Wednesday, February 6, 2008

Cyber Composer: Hand Gesture-Driven Intelligent Music Composition and Generation (Ip, Law, & Kwong)

Summary:

This work describes a system designed to allow both experienced musicians and novices to compose music by using hand gestures. The authors explain automated music generation in terms of musical theory, discussing how tonality, chord progression, closure of musical phrases (cadence), and generation of melody that follows the chords, and how all of these can be somewhat automated based on general rules for what makes a coherent piece of music.
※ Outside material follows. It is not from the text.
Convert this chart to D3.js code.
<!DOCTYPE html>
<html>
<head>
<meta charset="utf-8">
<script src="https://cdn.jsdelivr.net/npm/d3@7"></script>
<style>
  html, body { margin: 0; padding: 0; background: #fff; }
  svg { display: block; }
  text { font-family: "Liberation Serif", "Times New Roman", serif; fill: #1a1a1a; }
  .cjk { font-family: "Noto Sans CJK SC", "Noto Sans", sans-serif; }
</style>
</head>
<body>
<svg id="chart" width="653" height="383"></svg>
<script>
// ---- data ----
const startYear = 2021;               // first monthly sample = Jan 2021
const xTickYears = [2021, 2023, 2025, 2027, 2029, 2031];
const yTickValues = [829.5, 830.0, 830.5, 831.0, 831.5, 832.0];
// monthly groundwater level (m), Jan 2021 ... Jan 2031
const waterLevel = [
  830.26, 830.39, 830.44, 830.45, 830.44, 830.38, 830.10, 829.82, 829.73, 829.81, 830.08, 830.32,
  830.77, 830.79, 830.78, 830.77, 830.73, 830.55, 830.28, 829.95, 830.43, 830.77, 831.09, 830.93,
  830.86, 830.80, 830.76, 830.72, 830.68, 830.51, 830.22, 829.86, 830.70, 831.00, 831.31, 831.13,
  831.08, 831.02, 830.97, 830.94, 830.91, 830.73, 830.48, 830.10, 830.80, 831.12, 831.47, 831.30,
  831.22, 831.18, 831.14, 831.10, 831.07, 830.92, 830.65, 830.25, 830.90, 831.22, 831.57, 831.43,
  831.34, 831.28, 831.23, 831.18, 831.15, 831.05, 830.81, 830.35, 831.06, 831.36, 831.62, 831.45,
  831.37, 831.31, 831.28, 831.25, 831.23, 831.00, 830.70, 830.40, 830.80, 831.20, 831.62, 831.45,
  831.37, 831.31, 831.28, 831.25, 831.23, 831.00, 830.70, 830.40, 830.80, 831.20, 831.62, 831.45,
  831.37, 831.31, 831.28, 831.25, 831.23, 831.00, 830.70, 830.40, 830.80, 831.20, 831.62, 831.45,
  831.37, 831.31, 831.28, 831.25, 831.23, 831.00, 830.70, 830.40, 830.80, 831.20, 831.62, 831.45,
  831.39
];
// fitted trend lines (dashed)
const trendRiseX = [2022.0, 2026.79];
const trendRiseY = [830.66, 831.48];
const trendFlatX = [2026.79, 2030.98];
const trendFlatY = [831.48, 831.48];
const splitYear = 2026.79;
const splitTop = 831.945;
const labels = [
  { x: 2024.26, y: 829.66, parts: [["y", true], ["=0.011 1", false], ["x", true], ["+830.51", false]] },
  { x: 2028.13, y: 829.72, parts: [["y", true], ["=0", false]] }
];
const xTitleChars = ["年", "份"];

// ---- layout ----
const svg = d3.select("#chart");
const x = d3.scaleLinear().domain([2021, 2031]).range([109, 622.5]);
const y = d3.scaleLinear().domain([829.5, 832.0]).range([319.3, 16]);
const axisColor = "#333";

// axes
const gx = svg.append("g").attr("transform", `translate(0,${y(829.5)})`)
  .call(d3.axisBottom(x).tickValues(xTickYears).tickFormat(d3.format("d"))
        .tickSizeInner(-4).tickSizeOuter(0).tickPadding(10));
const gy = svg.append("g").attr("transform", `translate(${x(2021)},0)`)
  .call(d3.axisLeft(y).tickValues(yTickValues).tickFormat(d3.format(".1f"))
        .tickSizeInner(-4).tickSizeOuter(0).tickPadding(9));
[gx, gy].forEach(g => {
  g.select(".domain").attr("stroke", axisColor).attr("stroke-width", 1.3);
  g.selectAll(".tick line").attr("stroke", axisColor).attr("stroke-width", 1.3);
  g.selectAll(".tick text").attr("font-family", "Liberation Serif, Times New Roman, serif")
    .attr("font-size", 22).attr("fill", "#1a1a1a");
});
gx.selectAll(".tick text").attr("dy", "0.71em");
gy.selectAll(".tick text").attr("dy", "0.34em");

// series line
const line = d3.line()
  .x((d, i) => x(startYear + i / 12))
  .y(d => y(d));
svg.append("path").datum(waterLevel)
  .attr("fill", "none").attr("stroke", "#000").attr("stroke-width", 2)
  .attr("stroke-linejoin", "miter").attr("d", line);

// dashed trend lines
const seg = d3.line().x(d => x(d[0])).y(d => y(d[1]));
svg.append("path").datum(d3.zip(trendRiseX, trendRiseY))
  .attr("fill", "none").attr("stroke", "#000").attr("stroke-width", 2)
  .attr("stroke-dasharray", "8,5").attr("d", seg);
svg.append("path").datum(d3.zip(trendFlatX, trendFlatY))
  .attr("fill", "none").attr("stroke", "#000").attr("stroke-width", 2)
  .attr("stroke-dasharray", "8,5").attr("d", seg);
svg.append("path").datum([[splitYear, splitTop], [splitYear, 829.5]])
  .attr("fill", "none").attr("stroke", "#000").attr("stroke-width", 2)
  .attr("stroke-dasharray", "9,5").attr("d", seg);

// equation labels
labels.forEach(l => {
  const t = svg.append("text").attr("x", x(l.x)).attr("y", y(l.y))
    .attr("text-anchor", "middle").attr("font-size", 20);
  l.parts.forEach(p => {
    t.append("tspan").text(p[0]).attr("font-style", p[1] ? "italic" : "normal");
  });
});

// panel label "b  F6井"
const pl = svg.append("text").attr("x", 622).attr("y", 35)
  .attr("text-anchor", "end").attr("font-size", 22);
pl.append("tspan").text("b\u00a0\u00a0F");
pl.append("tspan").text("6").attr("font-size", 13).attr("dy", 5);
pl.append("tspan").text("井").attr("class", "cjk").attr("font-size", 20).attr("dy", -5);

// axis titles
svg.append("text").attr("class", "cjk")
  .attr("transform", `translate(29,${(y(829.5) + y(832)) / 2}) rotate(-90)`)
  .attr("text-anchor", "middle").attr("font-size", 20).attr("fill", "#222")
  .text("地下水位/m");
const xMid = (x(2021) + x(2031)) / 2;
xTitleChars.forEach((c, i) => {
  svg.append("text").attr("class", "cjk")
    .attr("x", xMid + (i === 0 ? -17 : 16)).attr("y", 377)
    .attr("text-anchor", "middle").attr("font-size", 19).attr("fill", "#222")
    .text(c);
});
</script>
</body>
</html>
Then they describe their system architecture and implementation, which uses a pair of CyberGloves with Polhemus 3D position trackers; MIDI is used to synthesize musical sound; a music interface converts musical expressions to MIDI signals; background music is generated according to music theories and user-defined parameters of tempo and key; melody is generated according to hand signals, music theories and style template.

They describe the specific gesture mapping they chose for the system in depth, based on five guidelines: (1) Musical expressions should be intuitive; (2) those requiring fine control should be mapped to agile parts of the hands; (3) most important expressions should be easily triggered; (4) no two gestures should be too similar; (5) accidental triggering should be avoided. They map rhythym to the wrist flexion because it is very important but doesn't require fine movement. Pitch is important, so they map it to the relative height of the right hand, though it resets at a new bar of music. Pitch shifting of melody notes also occurs if the right hand is moved far enough relative to its position for the previous melody note. Dynamics (how strongly the note is played) and volume are controlled by right-hand finger flexion: extended fingers mean a stronger note. Lifting the left hand higher than the right hand adds a second instrument, which plays in unison or harmonizes two notes higher. Cadence occurs when the left-hand fingers completely bend, and keeping the hand closed stops the music.
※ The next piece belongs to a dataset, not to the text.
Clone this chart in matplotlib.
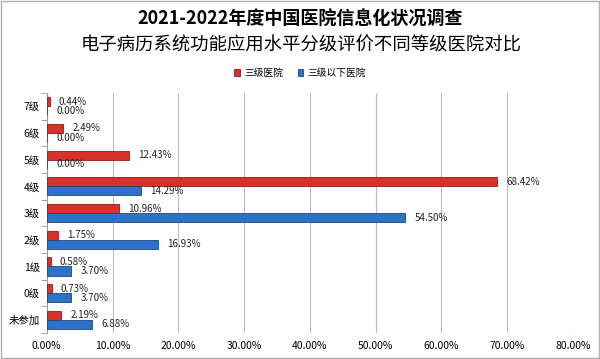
import numpy as np
import matplotlib.pyplot as plt
from matplotlib.ticker import FuncFormatter, MultipleLocator

plt.rcParams['font.family'] = ['Noto Sans CJK SC', 'DejaVu Sans']

# data, top row first
levels = ['7级', '6级', '5级', '4级', '3级', '2级', '1级', '0级', '未参加']
tier3 = [0.44, 2.49, 12.43, 68.42, 10.96, 1.75, 0.58, 0.73, 2.19]
below3 = [0.00, 0.00, 0.00, 14.29, 54.50, 16.93, 3.70, 3.70, 6.88]
series_names = ['三级医院', '三级以下医院']

fig = plt.figure(figsize=(6.0, 3.59), dpi=100)
fig.patches.append(plt.Rectangle((0.002, 0.003), 0.996, 0.994, transform=fig.transFigure,
                                 fill=False, edgecolor='#b0b0b0', linewidth=1.0))
ax = fig.add_axes([0.078, 0.072, 0.877, 0.669])

y = np.arange(len(levels))[::-1].astype(float)
h = 0.34
red_bars = ax.barh(y + h / 2, tier3, height=h, color='#d8302b', edgecolor='#8e1b18',
                   linewidth=0.6, label=series_names[0], zorder=3)
blue_bars = ax.barh(y - h / 2, below3, height=h, color='#2e72c8', edgecolor='#1b4787',
                    linewidth=0.6, label=series_names[1], zorder=3)

for bars, vals in ((red_bars, tier3), (blue_bars, below3)):
    for b, v in zip(bars, vals):
        ax.text(v + 1.4, b.get_y() + b.get_height() / 2, f'{v:.2f}%',
                va='center', ha='left', fontsize=7, color='#222222', zorder=4)

ax.set_xlim(0, 80)
ax.set_ylim(-0.5, len(levels) - 0.5)
ax.xaxis.set_major_locator(MultipleLocator(10))
ax.xaxis.set_major_formatter(FuncFormatter(lambda v, p: f'{v:.2f}%'))
ax.set_yticks(y)
ax.set_yticklabels(levels)
ax.set_yticks(np.arange(len(levels) + 1) - 0.5, minor=True)
ax.tick_params(axis='y', which='major', length=0, labelsize=7.5, pad=5)
ax.tick_params(axis='y', which='minor', length=4, color='#999999')
ax.tick_params(axis='x', length=0, labelsize=7.5, pad=6)
ax.grid(axis='x', color='#bdbdbd', linewidth=0.8, zorder=0)
for s in ('top', 'right', 'bottom'):
    ax.spines[s].set_visible(False)
ax.spines['left'].set_color('#999999')

fig.text(0.5, 0.945, '2021-2022年度中国医院信息化状况调查', ha='center', va='center',
         fontsize=13, fontweight='bold')
fig.text(0.502, 0.874, '电子病历系统功能应用水平分级评价不同等级医院对比', ha='center',
         va='center', fontsize=13.2)
fig.legend(handles=[red_bars, blue_bars], labels=series_names, loc='center',
           bbox_to_anchor=(0.5, 0.797), ncol=2, frameon=False, fontsize=7,
           handlelength=0.6, handleheight=0.6, columnspacing=1.5, handletextpad=0.4)

fig.savefig('out.png', dpi=100)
The GUI lets the user choose an instrument, key, tonality, and tempo from drop-down menus (presumably with a mouse) before beginning composition with the CyberGloves.

Discussion:

Due to my lack of knowledge of composing music, I'm not sure I understood all of the automated music generation section, or if I did, it seems as though this could limit how much variety of music can be composed with this system. Then again, I could possibly be convinced that that working within the rules easily leaves more than enough flexibility to create interesting, original music, and it makes sense that it would be easier to create a system that could automate some things in order to allow the user to adjust the big picture with gestures. It does seem like their system might be difficult enough to learn to use without requiring the user to specify every detail of the music via hand movements, though maybe this could be alleviated with a sufficiently informative and usable GUI.

I think the part of the paper that is most likely to apply to other applications is their list of guidelines for determining gesture-to-meaning mapping, if we go to create our own gesture set. They seem kind of obvious, but in designing a system and writing a paper about it, it would be good to have a list of rules like that to compare our choices against.

1 comment:

Paul Taele said...

Heh, I chuckled a bit when your wrote about your lack of knowledge of composing music because of your sketch recognition work. :P

On your comment on the list of rules, that would have been really nice to have had. I wish they had done that and toned down or even remove their music theory section. It didn't feel like it justified their design choices for their gestures in their system.